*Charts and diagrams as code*
-------------------------

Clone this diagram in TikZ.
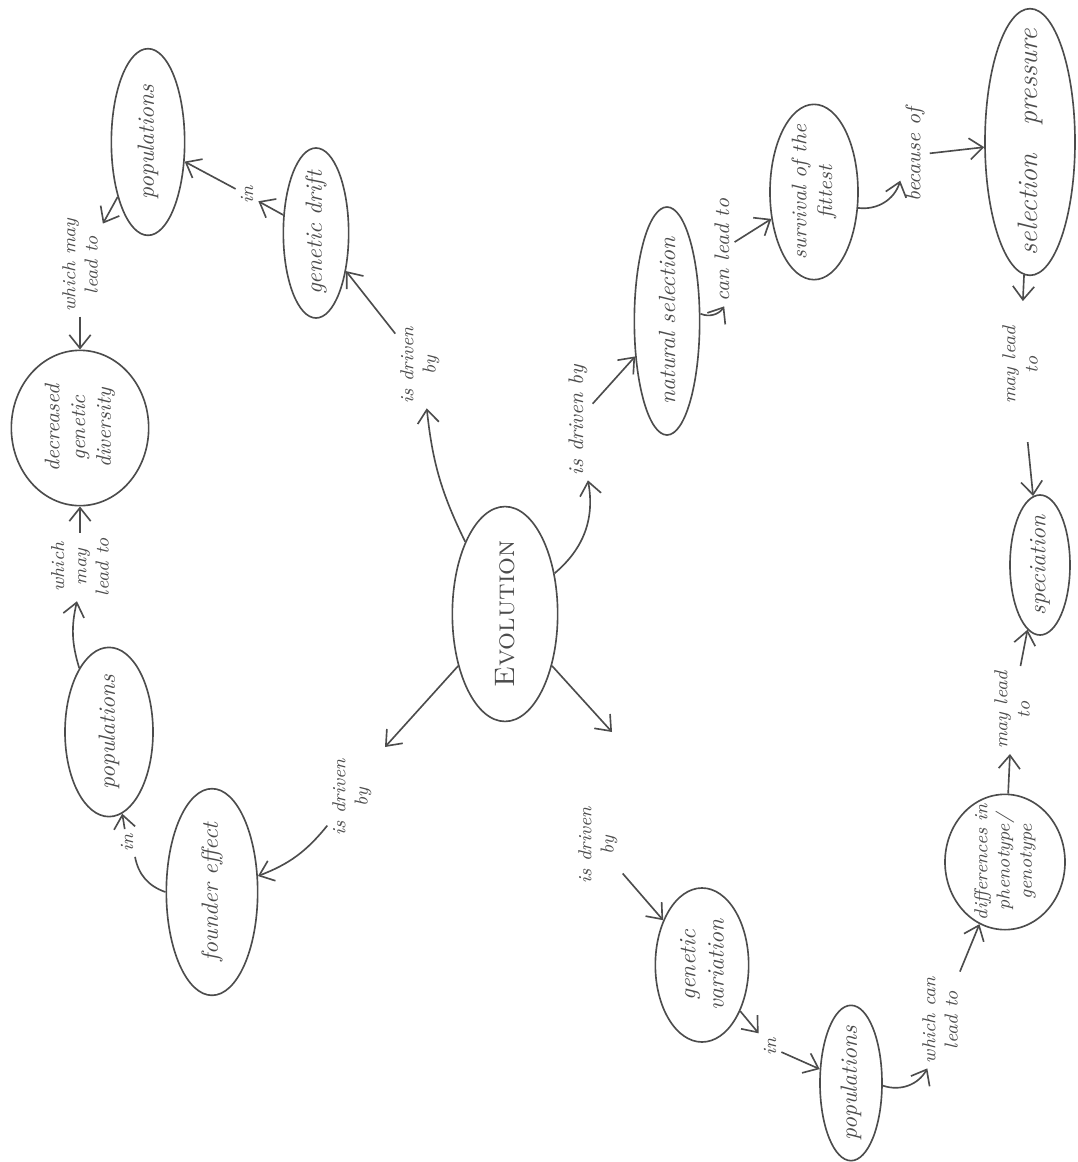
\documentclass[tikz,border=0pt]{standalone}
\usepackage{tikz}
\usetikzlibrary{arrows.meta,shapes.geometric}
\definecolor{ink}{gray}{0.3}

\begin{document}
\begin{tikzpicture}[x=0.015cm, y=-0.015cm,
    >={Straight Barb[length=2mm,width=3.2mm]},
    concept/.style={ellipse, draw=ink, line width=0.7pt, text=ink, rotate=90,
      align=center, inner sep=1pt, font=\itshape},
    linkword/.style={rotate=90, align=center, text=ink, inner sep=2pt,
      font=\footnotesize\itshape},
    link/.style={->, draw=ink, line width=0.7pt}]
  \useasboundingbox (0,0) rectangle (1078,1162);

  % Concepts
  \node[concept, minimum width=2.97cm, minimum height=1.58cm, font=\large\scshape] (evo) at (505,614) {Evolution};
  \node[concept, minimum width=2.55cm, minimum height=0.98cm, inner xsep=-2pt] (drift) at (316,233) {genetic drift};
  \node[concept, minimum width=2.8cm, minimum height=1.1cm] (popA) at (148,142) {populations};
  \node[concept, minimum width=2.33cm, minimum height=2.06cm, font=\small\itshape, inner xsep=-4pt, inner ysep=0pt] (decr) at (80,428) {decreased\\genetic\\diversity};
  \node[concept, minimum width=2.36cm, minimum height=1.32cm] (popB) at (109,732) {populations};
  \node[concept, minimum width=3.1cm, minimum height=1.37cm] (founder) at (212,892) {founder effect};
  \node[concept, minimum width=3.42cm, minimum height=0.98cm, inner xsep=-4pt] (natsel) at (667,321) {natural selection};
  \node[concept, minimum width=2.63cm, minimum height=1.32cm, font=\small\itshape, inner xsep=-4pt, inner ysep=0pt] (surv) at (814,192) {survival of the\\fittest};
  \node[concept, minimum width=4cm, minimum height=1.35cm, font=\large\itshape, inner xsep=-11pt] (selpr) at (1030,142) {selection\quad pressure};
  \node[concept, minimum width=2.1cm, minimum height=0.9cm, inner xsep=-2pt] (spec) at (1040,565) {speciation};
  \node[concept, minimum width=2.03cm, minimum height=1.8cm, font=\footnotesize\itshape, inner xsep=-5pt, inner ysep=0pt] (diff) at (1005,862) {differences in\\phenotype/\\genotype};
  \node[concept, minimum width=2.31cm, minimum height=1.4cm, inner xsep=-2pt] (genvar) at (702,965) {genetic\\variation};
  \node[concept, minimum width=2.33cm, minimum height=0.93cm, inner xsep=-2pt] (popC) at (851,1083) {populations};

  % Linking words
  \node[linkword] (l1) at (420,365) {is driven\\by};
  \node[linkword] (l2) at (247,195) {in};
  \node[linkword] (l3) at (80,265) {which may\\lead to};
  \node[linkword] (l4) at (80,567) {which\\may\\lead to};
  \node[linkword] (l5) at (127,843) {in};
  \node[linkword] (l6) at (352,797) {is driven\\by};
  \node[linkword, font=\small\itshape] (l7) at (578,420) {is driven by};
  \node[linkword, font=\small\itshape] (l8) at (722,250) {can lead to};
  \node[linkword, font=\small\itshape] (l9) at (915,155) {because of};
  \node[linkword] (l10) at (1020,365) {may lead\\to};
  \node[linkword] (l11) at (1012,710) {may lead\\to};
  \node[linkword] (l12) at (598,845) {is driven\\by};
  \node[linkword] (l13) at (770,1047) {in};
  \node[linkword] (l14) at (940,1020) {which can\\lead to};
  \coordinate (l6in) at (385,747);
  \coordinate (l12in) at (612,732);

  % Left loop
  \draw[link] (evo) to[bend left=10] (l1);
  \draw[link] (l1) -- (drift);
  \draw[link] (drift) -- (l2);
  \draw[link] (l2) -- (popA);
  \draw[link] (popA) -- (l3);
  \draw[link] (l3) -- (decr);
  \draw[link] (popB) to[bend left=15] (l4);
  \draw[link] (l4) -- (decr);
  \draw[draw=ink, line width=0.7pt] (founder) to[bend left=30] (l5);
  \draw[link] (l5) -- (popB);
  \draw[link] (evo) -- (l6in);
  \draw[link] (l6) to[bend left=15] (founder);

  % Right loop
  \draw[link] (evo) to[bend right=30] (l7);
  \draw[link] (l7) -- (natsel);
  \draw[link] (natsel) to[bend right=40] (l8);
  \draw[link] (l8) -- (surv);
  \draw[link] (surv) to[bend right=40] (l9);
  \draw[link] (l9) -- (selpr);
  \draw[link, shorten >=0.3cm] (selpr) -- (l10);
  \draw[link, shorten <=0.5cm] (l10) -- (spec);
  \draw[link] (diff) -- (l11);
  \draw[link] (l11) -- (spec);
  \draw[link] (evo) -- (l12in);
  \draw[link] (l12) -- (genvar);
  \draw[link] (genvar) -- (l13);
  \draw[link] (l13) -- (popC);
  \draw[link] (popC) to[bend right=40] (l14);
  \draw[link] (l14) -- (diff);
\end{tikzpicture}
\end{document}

-------------------------

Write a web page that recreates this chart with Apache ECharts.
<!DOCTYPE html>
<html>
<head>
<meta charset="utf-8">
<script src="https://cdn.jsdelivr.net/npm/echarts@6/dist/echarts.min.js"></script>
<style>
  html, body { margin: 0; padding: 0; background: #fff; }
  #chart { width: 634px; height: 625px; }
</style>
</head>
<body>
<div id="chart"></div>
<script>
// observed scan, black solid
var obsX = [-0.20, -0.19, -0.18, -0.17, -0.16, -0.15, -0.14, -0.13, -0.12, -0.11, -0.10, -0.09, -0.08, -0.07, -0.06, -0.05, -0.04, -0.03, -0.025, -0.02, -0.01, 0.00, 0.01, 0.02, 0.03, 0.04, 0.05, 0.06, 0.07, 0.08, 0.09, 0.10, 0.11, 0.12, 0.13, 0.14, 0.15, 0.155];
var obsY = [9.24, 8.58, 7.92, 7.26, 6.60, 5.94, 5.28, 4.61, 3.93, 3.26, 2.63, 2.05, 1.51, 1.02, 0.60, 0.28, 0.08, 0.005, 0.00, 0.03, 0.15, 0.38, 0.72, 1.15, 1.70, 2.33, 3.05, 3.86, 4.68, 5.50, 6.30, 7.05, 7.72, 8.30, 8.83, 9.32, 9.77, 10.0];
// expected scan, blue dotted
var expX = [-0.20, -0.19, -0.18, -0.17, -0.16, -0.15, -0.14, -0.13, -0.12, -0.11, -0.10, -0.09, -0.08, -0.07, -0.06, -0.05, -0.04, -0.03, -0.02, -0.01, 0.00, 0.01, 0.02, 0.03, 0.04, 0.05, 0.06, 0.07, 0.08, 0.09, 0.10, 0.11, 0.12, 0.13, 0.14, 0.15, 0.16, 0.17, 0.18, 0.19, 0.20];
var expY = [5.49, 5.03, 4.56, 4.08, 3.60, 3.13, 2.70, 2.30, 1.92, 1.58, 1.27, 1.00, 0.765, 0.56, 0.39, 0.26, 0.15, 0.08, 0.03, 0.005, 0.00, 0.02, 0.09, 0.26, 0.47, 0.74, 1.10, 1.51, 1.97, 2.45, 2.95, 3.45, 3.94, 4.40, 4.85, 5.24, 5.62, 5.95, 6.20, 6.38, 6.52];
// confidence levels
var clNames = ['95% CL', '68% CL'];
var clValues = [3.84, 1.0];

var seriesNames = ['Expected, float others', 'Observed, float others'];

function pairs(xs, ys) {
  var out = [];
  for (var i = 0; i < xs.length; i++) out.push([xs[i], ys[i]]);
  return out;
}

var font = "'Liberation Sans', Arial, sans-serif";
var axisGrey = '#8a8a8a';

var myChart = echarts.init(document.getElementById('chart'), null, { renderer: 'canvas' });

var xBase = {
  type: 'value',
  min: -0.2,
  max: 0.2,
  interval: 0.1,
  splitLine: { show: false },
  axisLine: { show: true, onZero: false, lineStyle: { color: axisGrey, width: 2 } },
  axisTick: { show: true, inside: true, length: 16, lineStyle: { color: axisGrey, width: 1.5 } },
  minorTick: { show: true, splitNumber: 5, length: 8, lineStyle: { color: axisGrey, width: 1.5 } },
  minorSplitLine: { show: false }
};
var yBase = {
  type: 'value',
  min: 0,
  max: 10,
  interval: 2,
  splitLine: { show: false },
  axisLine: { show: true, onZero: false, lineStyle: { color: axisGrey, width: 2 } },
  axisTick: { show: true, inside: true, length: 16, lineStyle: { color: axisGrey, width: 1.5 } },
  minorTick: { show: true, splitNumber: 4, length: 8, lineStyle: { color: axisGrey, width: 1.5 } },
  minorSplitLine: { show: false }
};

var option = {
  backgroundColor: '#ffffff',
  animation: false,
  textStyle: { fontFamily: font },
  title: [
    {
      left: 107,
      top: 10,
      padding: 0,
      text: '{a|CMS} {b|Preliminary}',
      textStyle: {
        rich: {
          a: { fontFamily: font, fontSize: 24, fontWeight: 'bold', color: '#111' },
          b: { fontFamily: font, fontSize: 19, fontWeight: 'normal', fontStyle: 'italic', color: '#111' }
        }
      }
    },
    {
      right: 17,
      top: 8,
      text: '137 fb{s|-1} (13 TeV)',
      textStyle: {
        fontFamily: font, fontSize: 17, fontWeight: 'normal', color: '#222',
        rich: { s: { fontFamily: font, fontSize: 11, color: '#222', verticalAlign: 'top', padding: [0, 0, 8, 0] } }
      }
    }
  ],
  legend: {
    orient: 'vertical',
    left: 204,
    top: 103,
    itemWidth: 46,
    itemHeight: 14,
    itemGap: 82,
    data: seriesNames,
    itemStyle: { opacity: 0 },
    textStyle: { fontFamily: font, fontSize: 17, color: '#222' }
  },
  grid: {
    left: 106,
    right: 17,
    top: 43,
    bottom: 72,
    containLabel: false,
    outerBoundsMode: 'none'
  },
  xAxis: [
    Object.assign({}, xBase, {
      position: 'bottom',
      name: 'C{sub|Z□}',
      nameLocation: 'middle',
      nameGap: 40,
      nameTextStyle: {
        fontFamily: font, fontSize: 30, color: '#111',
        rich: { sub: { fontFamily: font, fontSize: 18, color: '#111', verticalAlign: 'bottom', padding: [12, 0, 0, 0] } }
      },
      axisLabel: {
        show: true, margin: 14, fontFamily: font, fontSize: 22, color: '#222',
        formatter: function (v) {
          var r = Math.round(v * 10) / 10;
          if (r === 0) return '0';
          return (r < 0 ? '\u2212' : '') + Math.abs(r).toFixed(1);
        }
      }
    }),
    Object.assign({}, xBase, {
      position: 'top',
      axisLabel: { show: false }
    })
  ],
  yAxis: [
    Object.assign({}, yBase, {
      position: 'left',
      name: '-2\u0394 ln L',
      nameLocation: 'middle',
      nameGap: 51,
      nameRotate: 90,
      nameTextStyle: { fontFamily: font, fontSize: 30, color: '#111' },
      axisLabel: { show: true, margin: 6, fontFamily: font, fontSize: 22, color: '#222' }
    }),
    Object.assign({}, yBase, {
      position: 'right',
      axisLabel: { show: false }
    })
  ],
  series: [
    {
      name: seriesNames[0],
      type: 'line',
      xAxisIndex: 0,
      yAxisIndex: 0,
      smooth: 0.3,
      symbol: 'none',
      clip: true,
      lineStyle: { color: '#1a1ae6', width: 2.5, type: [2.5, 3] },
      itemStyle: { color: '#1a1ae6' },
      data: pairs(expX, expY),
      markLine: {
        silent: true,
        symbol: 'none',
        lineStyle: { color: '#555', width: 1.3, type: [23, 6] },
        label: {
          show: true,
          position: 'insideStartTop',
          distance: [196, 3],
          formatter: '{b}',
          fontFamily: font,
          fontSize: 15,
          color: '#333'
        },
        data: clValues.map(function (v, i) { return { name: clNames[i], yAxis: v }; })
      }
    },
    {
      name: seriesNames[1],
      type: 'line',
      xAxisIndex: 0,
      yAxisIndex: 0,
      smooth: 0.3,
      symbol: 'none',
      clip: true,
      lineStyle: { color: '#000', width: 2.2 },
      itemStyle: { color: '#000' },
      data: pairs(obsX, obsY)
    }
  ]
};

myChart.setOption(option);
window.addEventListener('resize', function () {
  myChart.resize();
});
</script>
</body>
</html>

-------------------------

*DIRECTIONS FOR THIS TASK*
In the entries above, find the line that contains "Clone this diagram in TikZ." and the line that contains "(0,0) rectangle (1078,1162);". Reproduce exactly those two lines and every line between them, but not the pictures.

*EXERCISE SOLUTION*
Clone this diagram in TikZ.
\documentclass[tikz,border=0pt]{standalone}
\usepackage{tikz}
\usetikzlibrary{arrows.meta,shapes.geometric}
\definecolor{ink}{gray}{0.3}

\begin{document}
\begin{tikzpicture}[x=0.015cm, y=-0.015cm,
    >={Straight Barb[length=2mm,width=3.2mm]},
    concept/.style={ellipse, draw=ink, line width=0.7pt, text=ink, rotate=90,
      align=center, inner sep=1pt, font=\itshape},
    linkword/.style={rotate=90, align=center, text=ink, inner sep=2pt,
      font=\footnotesize\itshape},
    link/.style={->, draw=ink, line width=0.7pt}]
  \useasboundingbox (0,0) rectangle (1078,1162);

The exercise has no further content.